Option 2: Depth Map Streaming

// On edge: get depth, compress as 16-bit PNG, send
sl::Mat depth;
zed.retrieveMeasure(depth, MEASURE::DEPTH);

// Compress as lossless PNG
cv::Mat depth_cv = slMat2cvMat(depth);
std::vector<uint8_t> png;
cv::imencode(".png", depth_cv, png);

// Send via network
socket.send(png);

Bandwidth Estimate for Custom Streaming

Method Compression Bandwidth (HD1080@30fps)
Depth PNG (lossless) ~4:1 ~240 Mbps
Depth JPEG (lossy) ~20:1 ~48 Mbps
Point cloud Draco ~10:1 ~100 Mbps

10 Gbps Ethernet could handle 4 cameras with custom depth streaming.

Recommendations

Use Case Recommended API
Single camera, remote development Streaming
Multi-camera body tracking Fusion
Multi-camera 360° coverage Fusion
Custom point cloud pipeline Manual (ZeroMQ + Draco)
Low latency, same machine INTRA_PROCESS

Code Examples

Streaming Sender (Edge)

sl::StreamingParameters stream_params;
stream_params.codec = sl::STREAMING_CODEC::H265;
stream_params.bitrate = 12000;
stream_params.port = 30000;

zed.enableStreaming(stream_params);

while (running) {
    zed.grab(); // Encodes and sends frame
}

Streaming Receiver (Host)

sl::InitParameters init_params;
init_params.input.setFromStream("192.168.1.100", 30000);

zed.open(init_params);

while (running) {
    if (zed.grab() == ERROR_CODE::SUCCESS) {
        // Full ZED SDK available - depth, tracking, etc.
        zed.retrieveMeasure(depth, MEASURE::DEPTH);
        zed.retrieveMeasure(point_cloud, MEASURE::XYZRGBA);
    }
}

Fusion Sender (Edge)

// Enable body tracking
zed.enableBodyTracking(body_params);

// Start publishing metadata
sl::CommunicationParameters comm_params;
comm_params.setForLocalNetwork(30000);
zed.startPublishing(comm_params);

while (running) {
    if (zed.grab() == ERROR_CODE::SUCCESS) {
        zed.retrieveBodies(bodies); // Computes and publishes
    }
}

Fusion Receiver (Host)

sl::Fusion fusion;
fusion.init(init_fusion_params);

sl::CameraIdentifier cam1(serial_number);
fusion.subscribe(cam1, comm_params, pose);

while (running) {
    if (fusion.process() == FUSION_ERROR_CODE::SUCCESS) {
        fusion.retrieveBodies(fused_bodies); // Already computed by edges
    }
}

Summary

The ZED SDK architecture forces a choice:

  1. Streaming: Edge sends video → Host computes depth (NN inference on host)
  2. Fusion: Edge computes depth → Sends metadata only (no point cloud)

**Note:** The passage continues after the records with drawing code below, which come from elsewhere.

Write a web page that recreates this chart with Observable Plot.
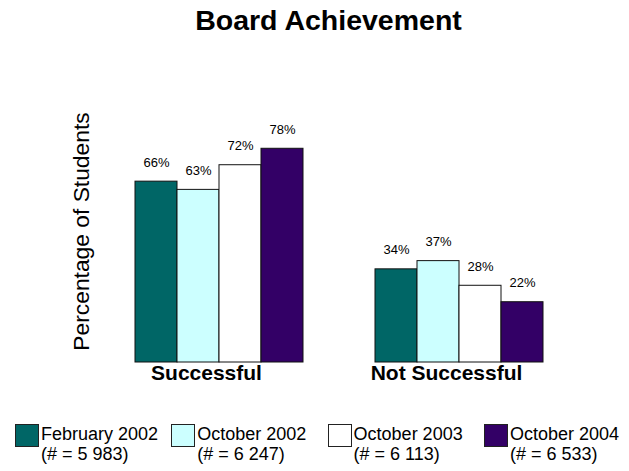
<!DOCTYPE html>
<html><head><meta charset="utf-8">
<script src="https://cdn.jsdelivr.net/npm/d3@7"></script>
<script src="https://cdn.jsdelivr.net/npm/@observablehq/plot@0.6"></script>
<style>
body{margin:0;background:#fff;font-family:"Liberation Sans",Arial,sans-serif;color:#000;}
#wrap{position:relative;width:629px;height:471px;overflow:hidden;background:#fff;}
#title{position:absolute;left:14px;width:629px;top:6px;text-align:center;font-weight:bold;font-size:28.5px;line-height:28px;white-space:nowrap;}
#chart{position:absolute;left:0;top:0;}
#ylab{position:absolute;width:300px;height:23px;line-height:23px;font-size:22.8px;text-align:center;white-space:nowrap;transform:rotate(-90deg);}
#legend{position:absolute;left:15px;top:424px;display:grid;grid-template-columns:repeat(4,156.3px);}
.item{display:flex;align-items:flex-start;}
.sw{width:22px;height:21px;border:1px solid #222;flex:none;}
.txt{margin-left:2px;font-size:18px;line-height:20px;white-space:nowrap;}
</style></head>
<body><div id="wrap">
<div id="title">Board Achievement</div>
<div id="chart"></div>
<div id="ylab">Percentage of Students</div>
<div id="legend"></div>
</div>
<script>
const groups = ["Successful", "Not Successful"];
const series = ["February 2002", "October 2002", "October 2003", "October 2004"];
const counts = ["5 983", "6 247", "6 113", "6 533"];
const successful = [66, 63, 72, 78];
const notSuccessful = [34, 37, 28, 22];
const colors = ["#006666", "#ccffff", "#ffffff", "#330066"];
const yLabel = "Percentage of Students";

const data = [];
groups.forEach((g, gi) => {
  const vals = gi === 0 ? successful : notSuccessful;
  series.forEach((s, i) => data.push({group: g, series: s, value: vals[i]}));
});

const chart = Plot.plot({
  width: 629, height: 400,
  marginTop: 88, marginBottom: 38, marginLeft: 135, marginRight: 86,
  fx: {domain: groups, paddingInner: 0.3, paddingOuter: 0, label: null},
  x: {domain: series, padding: 0, axis: null},
  y: {domain: [0, 100], axis: null},
  color: {domain: series, range: colors},
  style: {fontFamily: "'Liberation Sans', Arial, sans-serif", color: "#000", background: "transparent", overflow: "visible"},
  marks: [
    Plot.barY(data, {fx: "group", x: "series", y: "value", fill: "series", stroke: "#111", strokeWidth: 1}),
    Plot.text(data, {fx: "group", x: "series", y: "value", text: d => d.value + "%", lineAnchor: "bottom", dy: -15, fontSize: 13, fill: "#000"}),
    Plot.axisFx({anchor: "bottom", tickSize: 0, tickPadding: 2.5, fontSize: 21, fontWeight: "bold", dx: -13, label: null})
  ]
});
document.getElementById("chart").appendChild(chart);

const yl = document.getElementById("ylab");
yl.textContent = yLabel;
const cx = 80.5, cy = 231;
yl.style.left = (cx - 150) + "px";
yl.style.top = (cy - 11.5) + "px";

const legend = document.getElementById("legend");
series.forEach((s, i) => {
  const item = document.createElement("div");
  item.className = "item";
  const sw = document.createElement("div");
  sw.className = "sw";
  sw.style.background = colors[i];
  const txt = document.createElement("div");
  txt.className = "txt";
  txt.innerHTML = s + "<br>(# = " + counts[i] + ")";
  item.appendChild(sw); item.appendChild(txt);
  legend.appendChild(item);
});
</script>
</body></html>
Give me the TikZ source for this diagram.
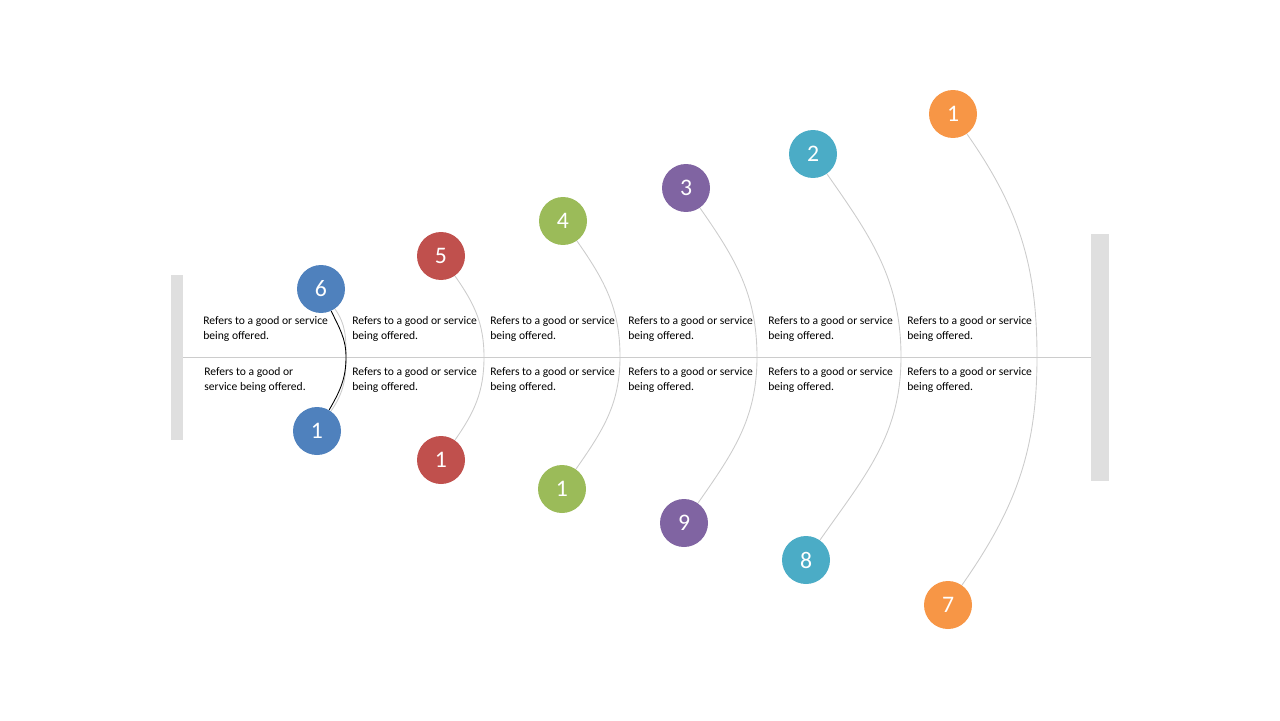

There is no built-in support for streaming computed depth maps or point clouds from edge to host. This is by design for bandwidth efficiency and to encourage use of ZED Box edge compute products.

For custom depth/point cloud streaming, you must implement your own compression and network layer outside the ZED SDK.